Dataset extract ->
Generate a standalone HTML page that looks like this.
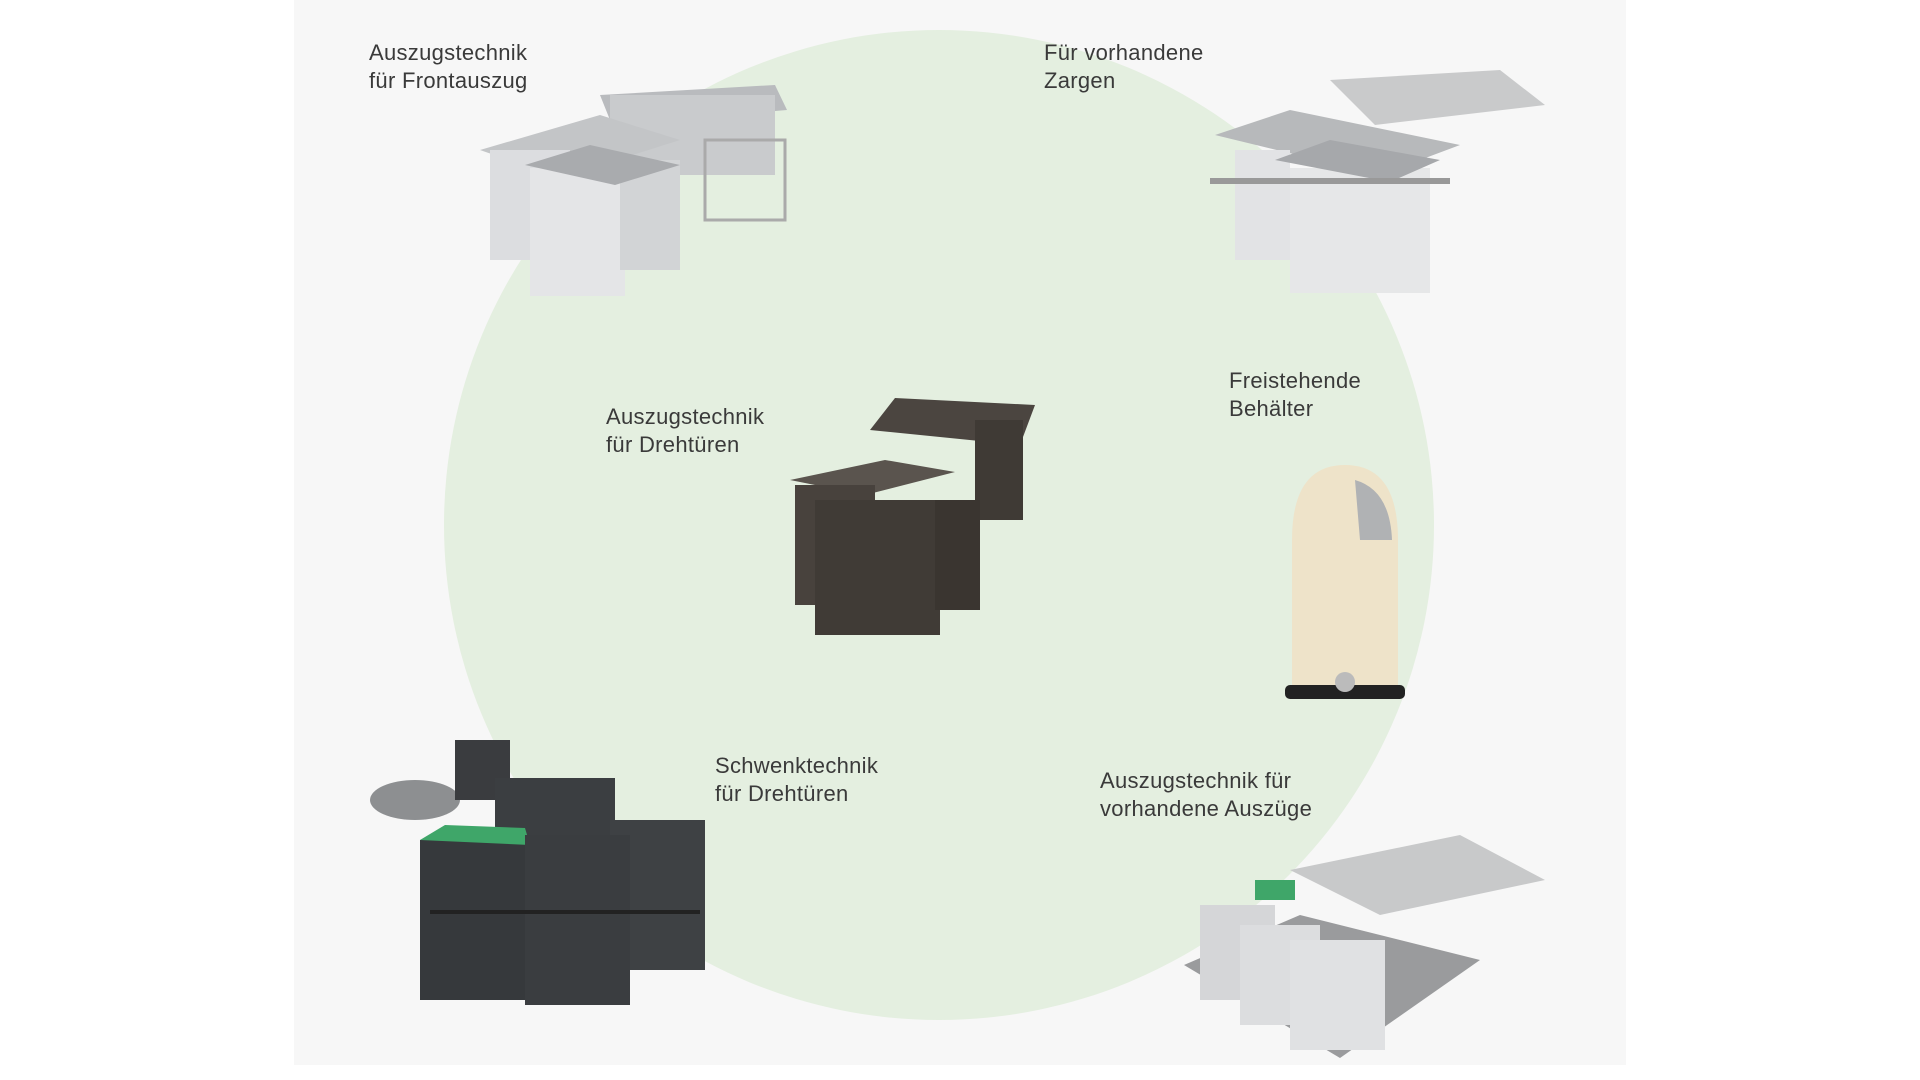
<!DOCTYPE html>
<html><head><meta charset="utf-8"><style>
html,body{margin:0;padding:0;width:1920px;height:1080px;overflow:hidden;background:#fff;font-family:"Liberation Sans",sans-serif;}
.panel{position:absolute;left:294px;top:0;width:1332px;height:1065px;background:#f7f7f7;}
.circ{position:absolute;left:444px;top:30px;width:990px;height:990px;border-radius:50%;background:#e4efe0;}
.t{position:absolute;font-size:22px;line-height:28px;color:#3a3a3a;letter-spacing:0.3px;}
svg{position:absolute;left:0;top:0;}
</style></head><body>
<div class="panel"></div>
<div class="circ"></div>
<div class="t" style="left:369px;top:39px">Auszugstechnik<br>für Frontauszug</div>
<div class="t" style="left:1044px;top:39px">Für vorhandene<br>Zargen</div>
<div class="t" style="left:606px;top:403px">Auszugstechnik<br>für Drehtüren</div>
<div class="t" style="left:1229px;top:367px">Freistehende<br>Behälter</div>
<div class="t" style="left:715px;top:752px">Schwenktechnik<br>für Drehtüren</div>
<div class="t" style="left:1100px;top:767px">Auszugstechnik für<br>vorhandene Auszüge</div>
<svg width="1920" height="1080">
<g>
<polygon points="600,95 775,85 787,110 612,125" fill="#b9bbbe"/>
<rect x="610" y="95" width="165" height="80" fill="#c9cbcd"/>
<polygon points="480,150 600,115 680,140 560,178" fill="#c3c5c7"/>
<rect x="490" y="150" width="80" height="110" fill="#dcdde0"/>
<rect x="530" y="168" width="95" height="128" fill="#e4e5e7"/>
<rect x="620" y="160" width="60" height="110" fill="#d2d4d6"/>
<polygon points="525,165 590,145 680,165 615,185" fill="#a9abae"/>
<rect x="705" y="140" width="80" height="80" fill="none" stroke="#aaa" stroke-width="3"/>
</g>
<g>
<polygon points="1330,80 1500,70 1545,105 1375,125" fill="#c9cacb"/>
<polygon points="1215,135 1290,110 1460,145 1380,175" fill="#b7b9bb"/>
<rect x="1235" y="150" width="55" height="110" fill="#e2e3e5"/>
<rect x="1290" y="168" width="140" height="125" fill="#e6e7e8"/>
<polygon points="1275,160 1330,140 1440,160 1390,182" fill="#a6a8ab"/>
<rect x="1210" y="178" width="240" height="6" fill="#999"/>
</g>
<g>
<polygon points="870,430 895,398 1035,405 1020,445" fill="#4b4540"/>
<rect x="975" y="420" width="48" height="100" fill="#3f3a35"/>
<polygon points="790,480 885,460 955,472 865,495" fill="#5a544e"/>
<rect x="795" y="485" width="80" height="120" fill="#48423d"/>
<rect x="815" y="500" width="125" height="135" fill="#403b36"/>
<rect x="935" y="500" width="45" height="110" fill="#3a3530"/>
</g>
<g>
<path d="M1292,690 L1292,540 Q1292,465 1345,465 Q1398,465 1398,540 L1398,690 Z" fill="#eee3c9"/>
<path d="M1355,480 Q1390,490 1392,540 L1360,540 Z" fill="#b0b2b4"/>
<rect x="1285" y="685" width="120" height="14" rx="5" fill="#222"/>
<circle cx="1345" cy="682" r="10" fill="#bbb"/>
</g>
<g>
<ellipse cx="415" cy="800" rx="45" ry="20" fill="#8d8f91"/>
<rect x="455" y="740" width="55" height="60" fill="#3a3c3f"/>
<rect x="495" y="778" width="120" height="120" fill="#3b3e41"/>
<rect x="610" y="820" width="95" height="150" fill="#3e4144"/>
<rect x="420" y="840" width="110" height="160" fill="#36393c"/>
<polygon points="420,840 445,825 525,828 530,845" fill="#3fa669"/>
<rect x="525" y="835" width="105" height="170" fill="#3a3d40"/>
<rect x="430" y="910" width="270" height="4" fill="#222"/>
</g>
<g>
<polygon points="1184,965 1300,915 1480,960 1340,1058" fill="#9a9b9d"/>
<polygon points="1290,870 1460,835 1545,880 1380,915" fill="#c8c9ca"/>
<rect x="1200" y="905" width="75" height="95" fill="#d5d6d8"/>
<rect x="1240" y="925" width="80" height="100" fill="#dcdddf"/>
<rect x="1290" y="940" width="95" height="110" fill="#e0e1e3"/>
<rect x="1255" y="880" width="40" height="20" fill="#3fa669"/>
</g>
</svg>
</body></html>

Problem statement -> Give an exact copy of the material, leaving out every picture.

The output ->
Generate a standalone HTML page that looks like this.
<!DOCTYPE html>
<html><head><meta charset="utf-8"><style>
html,body{margin:0;padding:0;width:1920px;height:1080px;overflow:hidden;background:#fff;font-family:"Liberation Sans",sans-serif;}
.panel{position:absolute;left:294px;top:0;width:1332px;height:1065px;background:#f7f7f7;}
.circ{position:absolute;left:444px;top:30px;width:990px;height:990px;border-radius:50%;background:#e4efe0;}
.t{position:absolute;font-size:22px;line-height:28px;color:#3a3a3a;letter-spacing:0.3px;}
svg{position:absolute;left:0;top:0;}
</style></head><body>
<div class="panel"></div>
<div class="circ"></div>
<div class="t" style="left:369px;top:39px">Auszugstechnik<br>für Frontauszug</div>
<div class="t" style="left:1044px;top:39px">Für vorhandene<br>Zargen</div>
<div class="t" style="left:606px;top:403px">Auszugstechnik<br>für Drehtüren</div>
<div class="t" style="left:1229px;top:367px">Freistehende<br>Behälter</div>
<div class="t" style="left:715px;top:752px">Schwenktechnik<br>für Drehtüren</div>
<div class="t" style="left:1100px;top:767px">Auszugstechnik für<br>vorhandene Auszüge</div>
<svg width="1920" height="1080">
<g>
<polygon points="600,95 775,85 787,110 612,125" fill="#b9bbbe"/>
<rect x="610" y="95" width="165" height="80" fill="#c9cbcd"/>
<polygon points="480,150 600,115 680,140 560,178" fill="#c3c5c7"/>
<rect x="490" y="150" width="80" height="110" fill="#dcdde0"/>
<rect x="530" y="168" width="95" height="128" fill="#e4e5e7"/>
<rect x="620" y="160" width="60" height="110" fill="#d2d4d6"/>
<polygon points="525,165 590,145 680,165 615,185" fill="#a9abae"/>
<rect x="705" y="140" width="80" height="80" fill="none" stroke="#aaa" stroke-width="3"/>
</g>
<g>
<polygon points="1330,80 1500,70 1545,105 1375,125" fill="#c9cacb"/>
<polygon points="1215,135 1290,110 1460,145 1380,175" fill="#b7b9bb"/>
<rect x="1235" y="150" width="55" height="110" fill="#e2e3e5"/>
<rect x="1290" y="168" width="140" height="125" fill="#e6e7e8"/>
<polygon points="1275,160 1330,140 1440,160 1390,182" fill="#a6a8ab"/>
<rect x="1210" y="178" width="240" height="6" fill="#999"/>
</g>
<g>
<polygon points="870,430 895,398 1035,405 1020,445" fill="#4b4540"/>
<rect x="975" y="420" width="48" height="100" fill="#3f3a35"/>
<polygon points="790,480 885,460 955,472 865,495" fill="#5a544e"/>
<rect x="795" y="485" width="80" height="120" fill="#48423d"/>
<rect x="815" y="500" width="125" height="135" fill="#403b36"/>
<rect x="935" y="500" width="45" height="110" fill="#3a3530"/>
</g>
<g>
<path d="M1292,690 L1292,540 Q1292,465 1345,465 Q1398,465 1398,540 L1398,690 Z" fill="#eee3c9"/>
<path d="M1355,480 Q1390,490 1392,540 L1360,540 Z" fill="#b0b2b4"/>
<rect x="1285" y="685" width="120" height="14" rx="5" fill="#222"/>
<circle cx="1345" cy="682" r="10" fill="#bbb"/>
</g>
<g>
<ellipse cx="415" cy="800" rx="45" ry="20" fill="#8d8f91"/>
<rect x="455" y="740" width="55" height="60" fill="#3a3c3f"/>
<rect x="495" y="778" width="120" height="120" fill="#3b3e41"/>
<rect x="610" y="820" width="95" height="150" fill="#3e4144"/>
<rect x="420" y="840" width="110" height="160" fill="#36393c"/>
<polygon points="420,840 445,825 525,828 530,845" fill="#3fa669"/>
<rect x="525" y="835" width="105" height="170" fill="#3a3d40"/>
<rect x="430" y="910" width="270" height="4" fill="#222"/>
</g>
<g>
<polygon points="1184,965 1300,915 1480,960 1340,1058" fill="#9a9b9d"/>
<polygon points="1290,870 1460,835 1545,880 1380,915" fill="#c8c9ca"/>
<rect x="1200" y="905" width="75" height="95" fill="#d5d6d8"/>
<rect x="1240" y="925" width="80" height="100" fill="#dcdddf"/>
<rect x="1290" y="940" width="95" height="110" fill="#e0e1e3"/>
<rect x="1255" y="880" width="40" height="20" fill="#3fa669"/>
</g>
</svg>
</body></html>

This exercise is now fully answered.